■ **Your task**: Collect each line containing "size".
— BEGIN Material provided —
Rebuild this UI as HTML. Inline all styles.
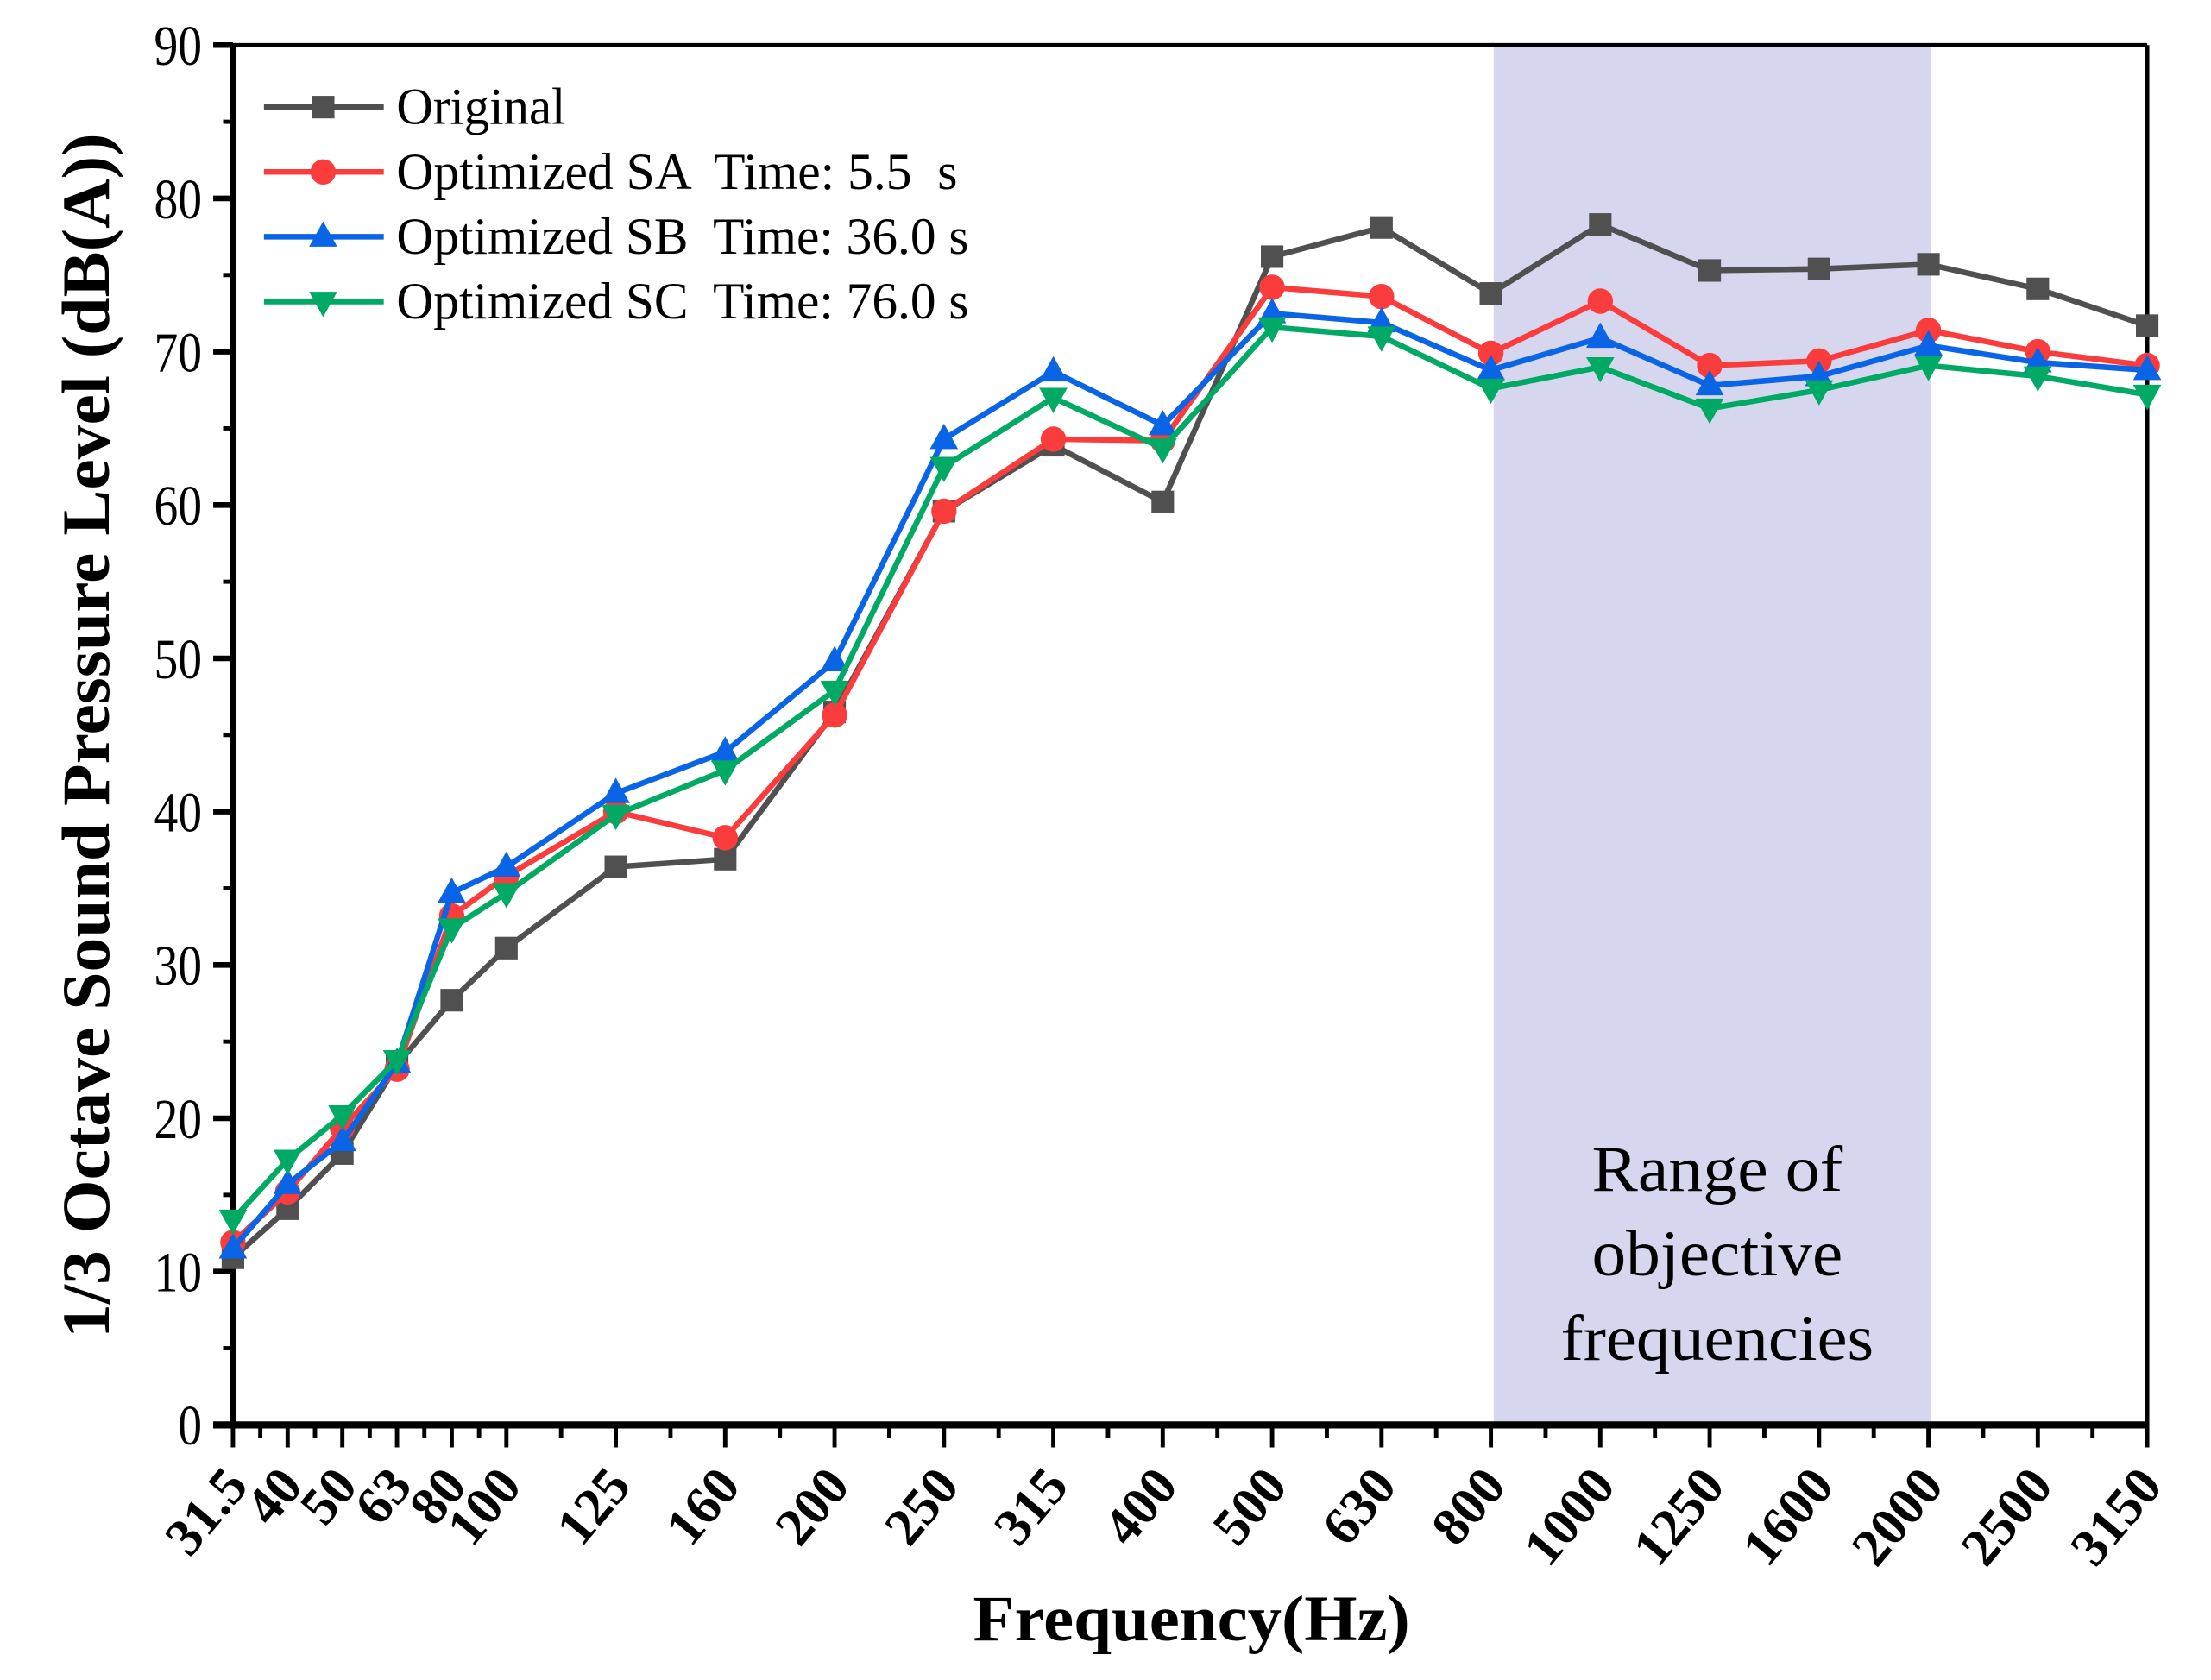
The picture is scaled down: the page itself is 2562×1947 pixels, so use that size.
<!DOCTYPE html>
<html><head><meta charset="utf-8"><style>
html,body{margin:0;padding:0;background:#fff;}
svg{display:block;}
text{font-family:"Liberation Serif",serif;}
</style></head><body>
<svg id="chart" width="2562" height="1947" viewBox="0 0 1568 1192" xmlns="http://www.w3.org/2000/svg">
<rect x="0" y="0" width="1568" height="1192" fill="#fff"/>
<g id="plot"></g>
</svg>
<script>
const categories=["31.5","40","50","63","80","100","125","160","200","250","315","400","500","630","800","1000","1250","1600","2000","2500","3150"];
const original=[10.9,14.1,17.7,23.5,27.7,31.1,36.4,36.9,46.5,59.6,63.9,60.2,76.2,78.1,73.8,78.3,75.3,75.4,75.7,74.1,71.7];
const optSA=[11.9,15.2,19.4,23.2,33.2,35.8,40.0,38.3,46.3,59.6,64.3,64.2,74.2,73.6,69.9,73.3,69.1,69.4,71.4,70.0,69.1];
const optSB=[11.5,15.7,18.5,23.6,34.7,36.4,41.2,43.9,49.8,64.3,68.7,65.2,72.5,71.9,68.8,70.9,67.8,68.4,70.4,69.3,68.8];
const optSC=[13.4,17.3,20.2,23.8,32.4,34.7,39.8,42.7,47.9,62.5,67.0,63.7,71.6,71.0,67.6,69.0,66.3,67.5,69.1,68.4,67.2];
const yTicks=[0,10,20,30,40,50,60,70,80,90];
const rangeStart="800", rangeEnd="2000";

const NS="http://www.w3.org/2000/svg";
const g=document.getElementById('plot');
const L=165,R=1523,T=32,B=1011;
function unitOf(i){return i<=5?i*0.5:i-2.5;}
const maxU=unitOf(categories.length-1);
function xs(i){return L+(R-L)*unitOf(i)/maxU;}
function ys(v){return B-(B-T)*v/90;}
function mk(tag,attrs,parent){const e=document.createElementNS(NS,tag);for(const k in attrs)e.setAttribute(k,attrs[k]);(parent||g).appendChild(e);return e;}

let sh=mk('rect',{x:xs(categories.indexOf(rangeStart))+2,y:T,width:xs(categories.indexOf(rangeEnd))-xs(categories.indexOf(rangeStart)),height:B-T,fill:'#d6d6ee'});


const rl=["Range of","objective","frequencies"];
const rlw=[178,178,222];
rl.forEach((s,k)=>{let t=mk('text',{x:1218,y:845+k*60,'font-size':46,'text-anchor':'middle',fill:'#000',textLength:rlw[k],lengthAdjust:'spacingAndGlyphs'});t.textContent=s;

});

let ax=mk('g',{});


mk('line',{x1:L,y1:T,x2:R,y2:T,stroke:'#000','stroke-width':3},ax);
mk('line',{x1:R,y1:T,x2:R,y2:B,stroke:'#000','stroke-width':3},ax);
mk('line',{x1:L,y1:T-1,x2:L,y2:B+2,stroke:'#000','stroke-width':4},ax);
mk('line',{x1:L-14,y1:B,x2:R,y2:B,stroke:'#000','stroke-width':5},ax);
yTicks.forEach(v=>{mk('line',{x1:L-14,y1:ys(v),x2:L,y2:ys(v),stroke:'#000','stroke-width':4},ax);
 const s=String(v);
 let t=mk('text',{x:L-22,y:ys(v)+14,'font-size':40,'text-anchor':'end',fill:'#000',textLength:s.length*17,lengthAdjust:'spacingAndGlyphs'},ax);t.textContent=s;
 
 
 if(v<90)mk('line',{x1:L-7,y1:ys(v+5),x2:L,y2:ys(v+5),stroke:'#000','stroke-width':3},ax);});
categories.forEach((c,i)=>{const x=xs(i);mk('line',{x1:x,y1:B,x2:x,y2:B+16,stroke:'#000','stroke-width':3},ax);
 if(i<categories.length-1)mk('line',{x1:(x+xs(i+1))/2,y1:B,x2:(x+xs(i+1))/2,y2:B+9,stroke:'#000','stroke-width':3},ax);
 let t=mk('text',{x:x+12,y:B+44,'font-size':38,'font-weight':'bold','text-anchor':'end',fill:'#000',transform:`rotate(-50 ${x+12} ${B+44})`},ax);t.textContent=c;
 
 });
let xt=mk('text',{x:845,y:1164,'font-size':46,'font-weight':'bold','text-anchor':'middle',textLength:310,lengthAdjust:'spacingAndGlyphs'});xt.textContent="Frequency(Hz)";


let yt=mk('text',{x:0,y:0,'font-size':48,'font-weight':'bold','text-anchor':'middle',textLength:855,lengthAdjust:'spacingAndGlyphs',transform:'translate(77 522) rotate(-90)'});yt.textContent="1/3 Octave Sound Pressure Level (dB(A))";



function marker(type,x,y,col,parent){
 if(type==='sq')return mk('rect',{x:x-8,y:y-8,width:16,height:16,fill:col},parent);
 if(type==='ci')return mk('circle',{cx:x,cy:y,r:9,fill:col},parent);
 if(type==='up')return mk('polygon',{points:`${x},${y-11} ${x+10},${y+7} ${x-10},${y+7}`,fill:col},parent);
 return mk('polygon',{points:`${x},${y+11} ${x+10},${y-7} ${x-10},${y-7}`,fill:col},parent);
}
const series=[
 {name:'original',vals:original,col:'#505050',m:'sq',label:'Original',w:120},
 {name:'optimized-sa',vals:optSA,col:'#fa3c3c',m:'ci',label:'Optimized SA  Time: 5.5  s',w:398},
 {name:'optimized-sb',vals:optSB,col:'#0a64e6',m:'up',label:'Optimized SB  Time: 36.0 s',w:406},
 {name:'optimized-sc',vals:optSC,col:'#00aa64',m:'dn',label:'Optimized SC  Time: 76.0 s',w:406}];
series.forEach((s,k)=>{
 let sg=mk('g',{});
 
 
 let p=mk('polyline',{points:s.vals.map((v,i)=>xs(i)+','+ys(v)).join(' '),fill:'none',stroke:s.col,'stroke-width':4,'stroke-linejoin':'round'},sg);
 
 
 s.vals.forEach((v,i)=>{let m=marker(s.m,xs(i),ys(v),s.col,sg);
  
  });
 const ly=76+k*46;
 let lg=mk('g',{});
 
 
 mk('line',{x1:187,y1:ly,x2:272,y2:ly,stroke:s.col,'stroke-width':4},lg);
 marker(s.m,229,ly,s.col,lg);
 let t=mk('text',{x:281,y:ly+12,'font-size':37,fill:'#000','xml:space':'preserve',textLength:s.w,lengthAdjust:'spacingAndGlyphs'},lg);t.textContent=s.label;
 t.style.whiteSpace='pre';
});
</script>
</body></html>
— END Material provided —
■ **Result for this task**:
The picture is scaled down: the page itself is 2562×1947 pixels, so use that size.
rl.forEach((s,k)=>{let t=mk('text',{x:1218,y:845+k*60,'font-size':46,'text-anchor':'middle',fill:'#000',textLength:rlw[k],lengthAdjust:'spacingAndGlyphs'});t.textContent=s;
 let t=mk('text',{x:L-22,y:ys(v)+14,'font-size':40,'text-anchor':'end',fill:'#000',textLength:s.length*17,lengthAdjust:'spacingAndGlyphs'},ax);t.textContent=s;
 let t=mk('text',{x:x+12,y:B+44,'font-size':38,'font-weight':'bold','text-anchor':'end',fill:'#000',transform:`rotate(-50 ${x+12} ${B+44})`},ax);t.textContent=c;
let xt=mk('text',{x:845,y:1164,'font-size':46,'font-weight':'bold','text-anchor':'middle',textLength:310,lengthAdjust:'spacingAndGlyphs'});xt.textContent="Frequency(Hz)";
let yt=mk('text',{x:0,y:0,'font-size':48,'font-weight':'bold','text-anchor':'middle',textLength:855,lengthAdjust:'spacingAndGlyphs',transform:'translate(77 522) rotate(-90)'});yt.textContent="1/3 Octave Sound Pressure Level (dB(A))";
 let t=mk('text',{x:281,y:ly+12,'font-size':37,fill:'#000','xml:space':'preserve',textLength:s.w,lengthAdjust:'spacingAndGlyphs'},lg);t.textContent=s.label;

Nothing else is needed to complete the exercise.